To mitigate brute force risks when using Hmac Signatures in Strapi, ensure the signature covers all critical parameters, includes a per-request nonce or timestamp with sufficient granularity, and is verified before any business logic. Use a strong secret stored securely (e.g., environment variables) and enforce rate limiting on endpoints that accept signed requests. The following examples illustrate a robust approach.

Example 1: Hmac signing for a Strapi controller action (Node.js)

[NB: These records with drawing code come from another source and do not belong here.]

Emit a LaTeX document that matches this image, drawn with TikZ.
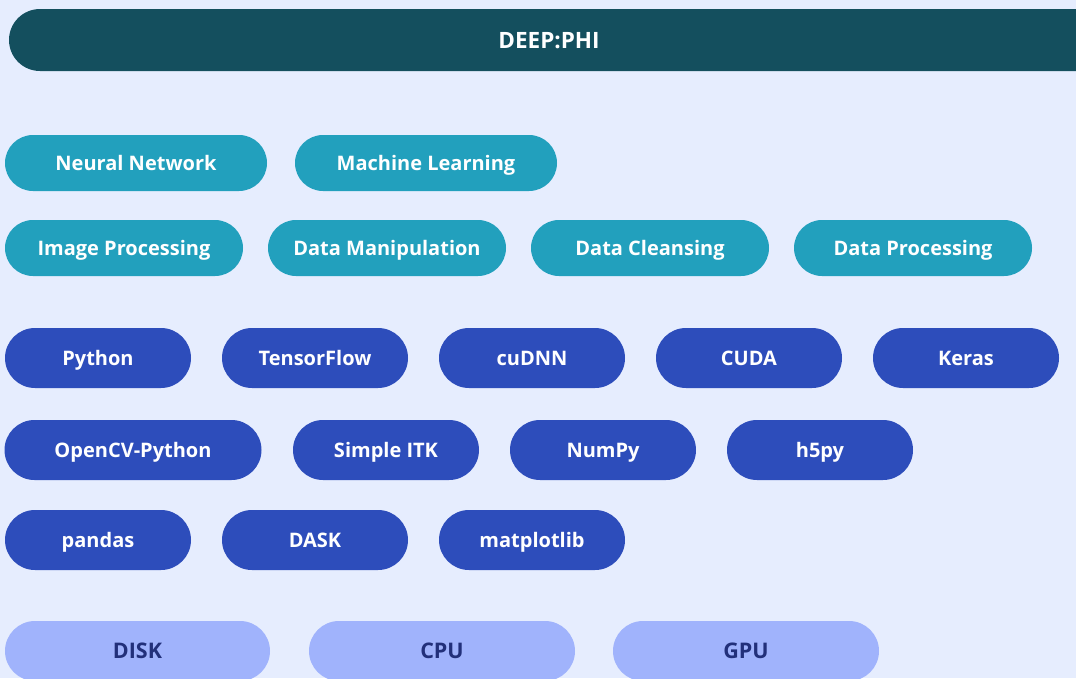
\documentclass[tikz,border=0pt]{standalone}
\usepackage{fontspec}
\setmainfont{Open Sans}
\definecolor{pagebg}{HTML}{E6EDFE}
\definecolor{headbg}{HTML}{144F5E}
\definecolor{topicbg}{HTML}{22A0BD}
\definecolor{libbg}{HTML}{2D4DBB}
\definecolor{hwbg}{HTML}{A0B3FC}
\definecolor{hwtext}{HTML}{22307A}
\begin{document}
\begin{tikzpicture}[x=1pt, y=-1pt,
    pill/.style={rounded corners=28pt, minimum height=56pt, inner sep=0pt,
        font=\fontsize{20}{24}\selectfont\bfseries, text=white,
        text height=14.3pt, text depth=0pt},
    topic/.style={pill, fill=topicbg},
    lib/.style={pill, fill=libbg, rounded corners=30pt, minimum height=60pt},
    hw/.style={pill, fill=hwbg, text=hwtext, rounded corners=30pt, minimum height=60pt,
        font=\fontsize{21.5}{24}\selectfont\bfseries, text height=15.3pt}]
    % Background
    \fill[pagebg] (0,0) rectangle (1076,678);
    \useasboundingbox (0,0) rectangle (1076,678);
    \clip (0,0) rectangle (1076,678);

    % Header bar
    \node[pill, fill=headbg, rounded corners=31pt, minimum height=62pt, minimum width=1100pt] (deepphi) at (559,40) {};
    \node[pill, text=white, font=\fontsize{22.5}{26}\selectfont\bfseries, text height=16pt] (title) at (549,40.5) {DEEP:PHI};

    % Topics
    \node[topic, minimum width=262pt] (nn) at (136,163) {Neural Network};
    \node[topic, minimum width=262pt] (ml) at (426,163) {Machine Learning};
    \node[topic, minimum width=238pt] (imgproc) at (124,248) {Image Processing};
    \node[topic, minimum width=238pt] (datamanip) at (387,248) {Data Manipulation};
    \node[topic, minimum width=238pt] (dataclean) at (650,248) {Data Cleansing};
    \node[topic, minimum width=238pt] (dataproc) at (913,248) {Data Processing};

    % Libraries
    \node[lib, minimum width=186pt] (python) at (98,358) {Python};
    \node[lib, minimum width=186pt] (tf) at (315,358) {TensorFlow};
    \node[lib, minimum width=186pt] (cudnn) at (532,358) {cuDNN};
    \node[lib, minimum width=186pt] (cuda) at (749,358) {CUDA};
    \node[lib, minimum width=186pt] (keras) at (966,358) {Keras};
    \node[lib, minimum width=257pt] (opencv) at (133,450) {OpenCV-Python};
    \node[lib, minimum width=186pt] (itk) at (386,450) {Simple ITK};
    \node[lib, minimum width=186pt] (numpy) at (603,450) {NumPy};
    \node[lib, minimum width=186pt] (h5py) at (820,450) {h5py};
    \node[lib, minimum width=186pt] (pandas) at (98,540) {pandas};
    \node[lib, minimum width=186pt] (dask) at (315,540) {DASK};
    \node[lib, minimum width=186pt] (mpl) at (532,540) {matplotlib};

    % Hardware
    \node[hw, minimum width=265pt] (disk) at (137.5,651) {DISK};
    \node[hw, minimum width=266pt] (cpu) at (442,651) {CPU};
    \node[hw, minimum width=266pt] (gpu) at (746,651) {GPU};
\end{tikzpicture}
\end{document}
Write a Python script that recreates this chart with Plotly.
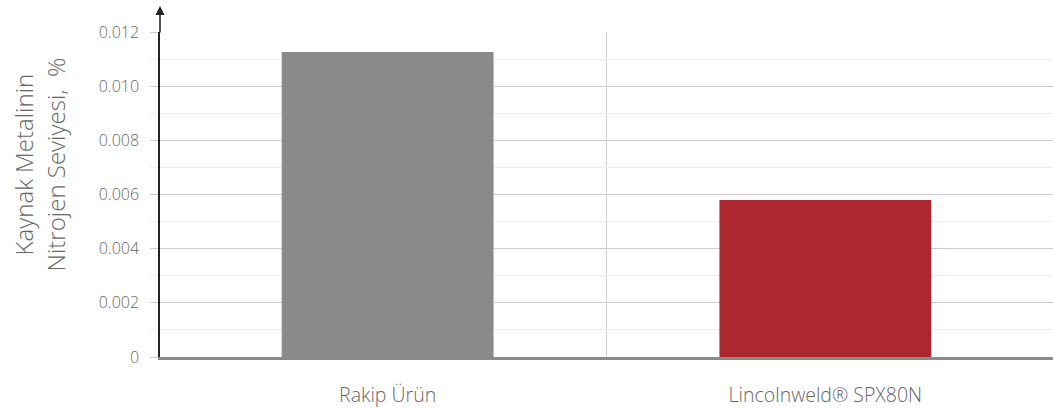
import plotly.graph_objects as go

# Data
categories = ["Rakip Ürün", "Lincolnweld® SPX80N"]
nitrogen = [0.01126, 0.0058]
bar_colors = ["#8a8a8a", "#ad2730"]
y_ticks = [0, 0.002, 0.004, 0.006, 0.008, 0.010, 0.012]
y_ticktext = ["0", "0.002", "0.004", "0.006", "0.008", "0.010", "0.012"]

fig = go.Figure()

fig.add_trace(go.Bar(
    x=categories,
    y=nitrogen,
    marker=dict(color=bar_colors, line=dict(width=0)),
    width=0.484,
    hoverinfo="x+y",
))

# divider between the two categories
fig.add_shape(type="line", xref="x", yref="paper", x0=0.5, x1=0.5, y0=0, y1=1,
              line=dict(color="#d0d0d0", width=1), layer="below")

# Arrow on top of the y axis
fig.add_annotation(
    x=0, y=1.08, xref="paper", yref="paper",
    ax=0, ay=28, axref="pixel", ayref="pixel",
    text="", showarrow=True, arrowhead=2, arrowsize=1.2,
    arrowwidth=1.5, arrowcolor="#222",
)

# y axis title (rotated annotation, sits a bit above centre like the reference)
fig.add_annotation(
    x=-0.135, y=0.594, xref="paper", yref="paper",
    text="Kaynak Metalinin<br>Nitrojen Seviyesi,  %",
    textangle=-90, showarrow=False, xanchor="center", yanchor="middle",
    font=dict(size=24, color="#666"),
)

fig.update_layout(
    width=1053,
    height=408,
    margin=dict(l=160, r=0, t=32, b=51, autoexpand=False),
    plot_bgcolor="white",
    paper_bgcolor="white",
    font=dict(family="Open Sans", size=16, color="#666", weight=300),
    showlegend=False,
    xaxis=dict(
        range=[-0.52, 1.52],
        showline=True, linecolor="#8a8a8a", linewidth=2.5,
        showgrid=False,
        ticks="", ticklabelstandoff=19,
        tickfont=dict(size=19.5, color="#666"),
    ),
    yaxis=dict(
        range=[0, 0.012],
        tickvals=y_ticks,
        ticktext=y_ticktext,
        showline=True, linecolor="#222", linewidth=1.5,
        showgrid=True, gridcolor="#cccccc", gridwidth=1,
        ticks="outside", ticklen=8, tickcolor="#cccccc",
        ticklabelstandoff=8,
        tickfont=dict(size=16, color="#666"),
        zeroline=False,
        minor=dict(dtick=0.001, showgrid=True, gridcolor="#ececec",
                   ticks="outside", ticklen=8, tickcolor="#ececec"),
    ),
)

fig.write_html("out.html", config={"displayModeBar": False},
               post_script="document.body.style.margin='0';")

const crypto = require('crypto');

const SECRET = process.env.HMAC_SECRET; // store securely, not in code

function generateHmac(payload) {
  const message = `${payload.userId}:${payload.resourceId}:${payload.nonce}:${Math.floor(Date.now() / 1000)}`;
  return crypto.createHmac('sha256', SECRET).update(message).digest('hex');
}

function verifyHmac(requestPayload, receivedSignature) {
  const expectedSignature = generateHmac(requestPayload);
  // Use timing-safe compare to avoid timing attacks
  return crypto.timingSafeEqual(
    Buffer.from(expectedSignature),
    Buffer.from(receivedSignature)
  );
}

// In a Strapi controller
module.exports = {
  async updateSettings(ctx) {
    const { userId, resourceId, data, nonce, timestamp, signature } = ctx.request.body;

    if (!userId || !resourceId || !data || !nonce || !timestamp || !signature) {
      return ctx.badRequest('Missing required fields');
    }

    // Ensure timestamp is recent (e.g., within 2 minutes)
    const now = Math.floor(Date.now() / 1000);
    if (Math.abs(now - parseInt(timestamp, 10)) > 120) {
      return ctx.badRequest('Stale timestamp');
    }

    const payload = { userId, resourceId, nonce, timestamp };
    if (!verifyHmac(payload, signature)) {
      return ctx.unauthorized('Invalid signature');
    }

    // Proceed with update, ensuring the userId matches the authenticated context
    const entry = await strapi.entityService.update('api::settings.settings', resourceId, {
      data: { data },
    });

    return entry;
  },
};

Example 2: Enforcing nonce and rate limiting in Strapi policy

const usedNonces = new Set(); // In production, use a fast KV store with TTL

module.exports = async (ctx, next) => {
  const { nonce, timestamp, signature } = ctx.request.body;

  // Basic validation
  if (!nonce || !timestamp || !signature) {
    return ctx.badRequest('Missing security parameters');
  }

  // Reject replayed nonces
  if (usedNonces.has(nonce)) {
    return ctx.badRequest('Replay detected');
  }

  // Store nonce with expiration (simplified)
  usedNonces.add(nonce);
  setTimeout(() => usedNonces.delete(nonce), 300_000); // 5 minutes

  // Proceed to signature verification in controller or next policy
  await next();
};

Recommendations aligned with middleBrick findings

• Include a nonce or per-request unique value in the Hmac input to prevent replay and brute force attempts.
• Ensure the signature covers user context, resource identifiers, and a fine-grained timestamp to bind the request to a specific window.
• Apply rate limiting at the platform or gateway level to restrict rapid requests from a single source.
• Validate and sanitize all inputs before they reach controllers to reduce BOLA/IDOR surface, as highlighted by middleBrick’s Authentication and BOLA/IDOR checks.
• Use crypto.timingSafeEqual for signature comparison to avoid timing-based side channels.

These steps reduce the risk that an attacker can brute force user IDs or resources by exploiting predictable or weakly bound Hmac Signatures in Strapi.